* BEGIN RAW DATA *

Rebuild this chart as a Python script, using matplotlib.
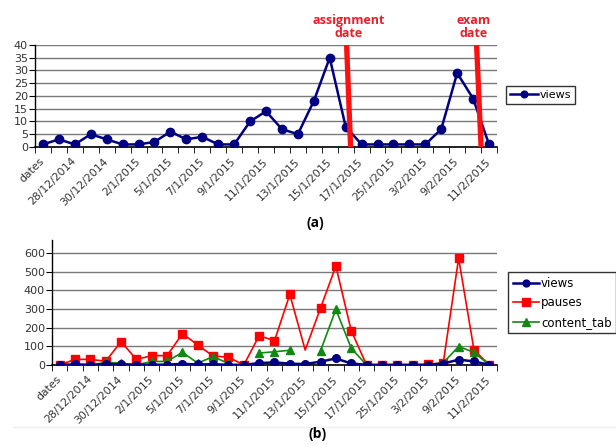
import numpy as np
import matplotlib
matplotlib.use("Agg")
from matplotlib import pyplot as plt
from matplotlib.lines import Line2D
from matplotlib.transforms import ScaledTranslation

# category labels (every other category is labelled, like in Excel)
dates = ['dates', '', '28/12/2014', '', '30/12/2014', '', '2/1/2015', '',
         '5/1/2015', '', '7/1/2015', '', '9/1/2015', '', '11/1/2015', '',
         '13/1/2015', '', '15/1/2015', '', '17/1/2015', '', '25/1/2015', '',
         '3/2/2015', '', '9/2/2015', '', '11/2/2015']

views = [1, 3, 1, 5, 3, 1, 1, 2, 6, 3, 4, 1, 1, 10, 14, 7, 5, 18, 35, 8,
         1, 1, 1, 1, 1, 7, 29, 19, 1]
pauses = [0, 30, 30, 20, 125, 30, 50, 50, 168, 107, 48, 42, 0, 157, 130,
          378, 80, 305, 530, 184, 0, 0, 0, 0, 3, 12, 572, 81, 0]
content_tab = [0, 3, 0, 14, 10, 0, 19, 19, 68, 10, 45, 8, np.nan, 64, 71,
               79, np.nan, 76, 298, 90, 0, 0, 0, 0, 2, 12, 99, 68, 0]

# red markers for the two events (top x, bottom x in category units)
assignment_x = (19.06, 19.31)
exam_x = (27.22, 27.5)

x = np.arange(len(views))
label_idx = [i for i, d in enumerate(dates) if d]
tick_color = '#333333'

fig = plt.figure(figsize=(6.16, 4.45), dpi=100)


def style_axes(ax, ymax, ystep, ytop):
    ax.set_xlim(-0.5, len(views) - 0.5)
    ax.set_ylim(0, ytop)
    ax.set_yticks(np.arange(0, ymax + 1, ystep))
    ax.grid(axis='y', color='#7a7a7a', linewidth=1)
    ax.set_axisbelow(True)
    for s in ['top', 'right']:
        ax.spines[s].set_visible(False)
    ax.spines['left'].set_linewidth(1)
    ax.spines['bottom'].set_linewidth(1.2)
    ax.set_xticks(label_idx)
    ax.set_xticklabels([dates[i] for i in label_idx], rotation=45,
                       ha='right', va='center', rotation_mode='anchor',
                       fontsize=7.8, color=tick_color)
    shift = ScaledTranslation(-5 / 100, 0, fig.dpi_scale_trans)
    for lab in ax.get_xticklabels():
        lab.set_transform(lab.get_transform() + shift)
    ax.set_xticks(np.arange(-0.5, len(views)), minor=True)
    ax.tick_params(axis='x', which='major', length=0, pad=9)
    ax.tick_params(axis='x', which='minor', length=4, direction='out')
    ax.tick_params(axis='y', length=4, direction='out', labelsize=8,
                   labelcolor=tick_color, pad=1)


# (a) views only
ax1 = fig.add_axes([0.0568, 0.6697, 0.75, 0.2292])
ax1.plot(x, views, color='#000080', marker='o', markersize=6, linewidth=1.8,
         label='views', zorder=3)
style_axes(ax1, 40, 5, 40)

red = '#ff1010'
for xs in (assignment_x, exam_x):
    ax1.plot([xs[0], xs[1]], [40, 0], color=red, linewidth=3.8, zorder=4,
             solid_capstyle='butt', clip_on=False)
ax1.text(19.2, 42, 'assignment\ndate', color='#e8202a', fontsize=9,
         fontweight='bold', family='Open Sans', ha='center', va='bottom',
         linespacing=1.0)
ax1.text(27.0, 42, 'exam\ndate', color='#e8202a', fontsize=9,
         fontweight='bold', family='Open Sans', ha='center', va='bottom',
         linespacing=1.0)

leg1 = fig.legend(handles=ax1.get_lines()[:1], loc='upper left',
                  bbox_to_anchor=(506 / 616, 1 - 86 / 445), fontsize=8,
                  frameon=True, fancybox=False, handlelength=2.5,
                  handletextpad=0.2, borderpad=0.35, borderaxespad=0,
                  markerscale=0.8)
leg1.get_frame().set_edgecolor('black')
leg1.get_frame().set_linewidth(1)

fig.text(315 / 616, 1 - 223 / 445, '(a)', fontsize=10, fontweight='bold',
         family='Open Sans', ha='center', va='center')

# (b) views, pauses and content_tab
ax2 = fig.add_axes([0.0844, 0.1798, 0.7224, 0.2809])
ax2.plot(x, views, color='#000080', marker='o', markersize=5.5,
         linewidth=1.8, label='views', zorder=5)
marks = [i for i in x if i != 16]
ax2.plot(x, pauses, color='#ff0000', marker='s', markersize=5.8,
         linewidth=1.2, label='pauses', markevery=marks, zorder=3)
ax2.plot(x, content_tab, color='#118811', marker='^', markersize=5.8,
         linewidth=1.2, label='content_tab', zorder=4)
style_axes(ax2, 600, 100, 670)

leg2 = fig.legend(handles=ax2.get_lines(), loc='upper left',
                  bbox_to_anchor=(508 / 616, 1 - 272 / 445), fontsize=8.5,
                  frameon=True, fancybox=False, handlelength=2.2,
                  handletextpad=0.2, borderpad=0.4, borderaxespad=0,
                  labelspacing=0.55, markerscale=0.9)
leg2.get_frame().set_edgecolor('black')
leg2.get_frame().set_linewidth(1)

fig.text(318 / 616, 1 - 434 / 445, '(b)', fontsize=10, fontweight='bold',
         family='Open Sans', ha='center', va='center')

# faint frame line of the original figure panel
fig.add_artist(Line2D([13 / 616, 1], [1 - 427 / 445, 1 - 427 / 445],
                      color='#eeeeee', linewidth=1))

fig.savefig('out.png', dpi=100)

* END RAW DATA *

**WRITTEN TASK**
Transcribe the full listing character for character. Pictures are excluded.

**EXERCISE RESULT**
Rebuild this chart as a Python script, using matplotlib.
import numpy as np
import matplotlib
matplotlib.use("Agg")
from matplotlib import pyplot as plt
from matplotlib.lines import Line2D
from matplotlib.transforms import ScaledTranslation

# category labels (every other category is labelled, like in Excel)
dates = ['dates', '', '28/12/2014', '', '30/12/2014', '', '2/1/2015', '',
         '5/1/2015', '', '7/1/2015', '', '9/1/2015', '', '11/1/2015', '',
         '13/1/2015', '', '15/1/2015', '', '17/1/2015', '', '25/1/2015', '',
         '3/2/2015', '', '9/2/2015', '', '11/2/2015']

views = [1, 3, 1, 5, 3, 1, 1, 2, 6, 3, 4, 1, 1, 10, 14, 7, 5, 18, 35, 8,
         1, 1, 1, 1, 1, 7, 29, 19, 1]
pauses = [0, 30, 30, 20, 125, 30, 50, 50, 168, 107, 48, 42, 0, 157, 130,
          378, 80, 305, 530, 184, 0, 0, 0, 0, 3, 12, 572, 81, 0]
content_tab = [0, 3, 0, 14, 10, 0, 19, 19, 68, 10, 45, 8, np.nan, 64, 71,
               79, np.nan, 76, 298, 90, 0, 0, 0, 0, 2, 12, 99, 68, 0]

# red markers for the two events (top x, bottom x in category units)
assignment_x = (19.06, 19.31)
exam_x = (27.22, 27.5)

x = np.arange(len(views))
label_idx = [i for i, d in enumerate(dates) if d]
tick_color = '#333333'

fig = plt.figure(figsize=(6.16, 4.45), dpi=100)


def style_axes(ax, ymax, ystep, ytop):
    ax.set_xlim(-0.5, len(views) - 0.5)
    ax.set_ylim(0, ytop)
    ax.set_yticks(np.arange(0, ymax + 1, ystep))
    ax.grid(axis='y', color='#7a7a7a', linewidth=1)
    ax.set_axisbelow(True)
    for s in ['top', 'right']:
        ax.spines[s].set_visible(False)
    ax.spines['left'].set_linewidth(1)
    ax.spines['bottom'].set_linewidth(1.2)
    ax.set_xticks(label_idx)
    ax.set_xticklabels([dates[i] for i in label_idx], rotation=45,
                       ha='right', va='center', rotation_mode='anchor',
                       fontsize=7.8, color=tick_color)
    shift = ScaledTranslation(-5 / 100, 0, fig.dpi_scale_trans)
    for lab in ax.get_xticklabels():
        lab.set_transform(lab.get_transform() + shift)
    ax.set_xticks(np.arange(-0.5, len(views)), minor=True)
    ax.tick_params(axis='x', which='major', length=0, pad=9)
    ax.tick_params(axis='x', which='minor', length=4, direction='out')
    ax.tick_params(axis='y', length=4, direction='out', labelsize=8,
                   labelcolor=tick_color, pad=1)


# (a) views only
ax1 = fig.add_axes([0.0568, 0.6697, 0.75, 0.2292])
ax1.plot(x, views, color='#000080', marker='o', markersize=6, linewidth=1.8,
         label='views', zorder=3)
style_axes(ax1, 40, 5, 40)

red = '#ff1010'
for xs in (assignment_x, exam_x):
    ax1.plot([xs[0], xs[1]], [40, 0], color=red, linewidth=3.8, zorder=4,
             solid_capstyle='butt', clip_on=False)
ax1.text(19.2, 42, 'assignment\ndate', color='#e8202a', fontsize=9,
         fontweight='bold', family='Open Sans', ha='center', va='bottom',
         linespacing=1.0)
ax1.text(27.0, 42, 'exam\ndate', color='#e8202a', fontsize=9,
         fontweight='bold', family='Open Sans', ha='center', va='bottom',
         linespacing=1.0)

leg1 = fig.legend(handles=ax1.get_lines()[:1], loc='upper left',
                  bbox_to_anchor=(506 / 616, 1 - 86 / 445), fontsize=8,
                  frameon=True, fancybox=False, handlelength=2.5,
                  handletextpad=0.2, borderpad=0.35, borderaxespad=0,
                  markerscale=0.8)
leg1.get_frame().set_edgecolor('black')
leg1.get_frame().set_linewidth(1)

fig.text(315 / 616, 1 - 223 / 445, '(a)', fontsize=10, fontweight='bold',
         family='Open Sans', ha='center', va='center')

# (b) views, pauses and content_tab
ax2 = fig.add_axes([0.0844, 0.1798, 0.7224, 0.2809])
ax2.plot(x, views, color='#000080', marker='o', markersize=5.5,
         linewidth=1.8, label='views', zorder=5)
marks = [i for i in x if i != 16]
ax2.plot(x, pauses, color='#ff0000', marker='s', markersize=5.8,
         linewidth=1.2, label='pauses', markevery=marks, zorder=3)
ax2.plot(x, content_tab, color='#118811', marker='^', markersize=5.8,
         linewidth=1.2, label='content_tab', zorder=4)
style_axes(ax2, 600, 100, 670)

leg2 = fig.legend(handles=ax2.get_lines(), loc='upper left',
                  bbox_to_anchor=(508 / 616, 1 - 272 / 445), fontsize=8.5,
                  frameon=True, fancybox=False, handlelength=2.2,
                  handletextpad=0.2, borderpad=0.4, borderaxespad=0,
                  labelspacing=0.55, markerscale=0.9)
leg2.get_frame().set_edgecolor('black')
leg2.get_frame().set_linewidth(1)

fig.text(318 / 616, 1 - 434 / 445, '(b)', fontsize=10, fontweight='bold',
         family='Open Sans', ha='center', va='center')

# faint frame line of the original figure panel
fig.add_artist(Line2D([13 / 616, 1], [1 - 427 / 445, 1 - 427 / 445],
                      color='#eeeeee', linewidth=1))

fig.savefig('out.png', dpi=100)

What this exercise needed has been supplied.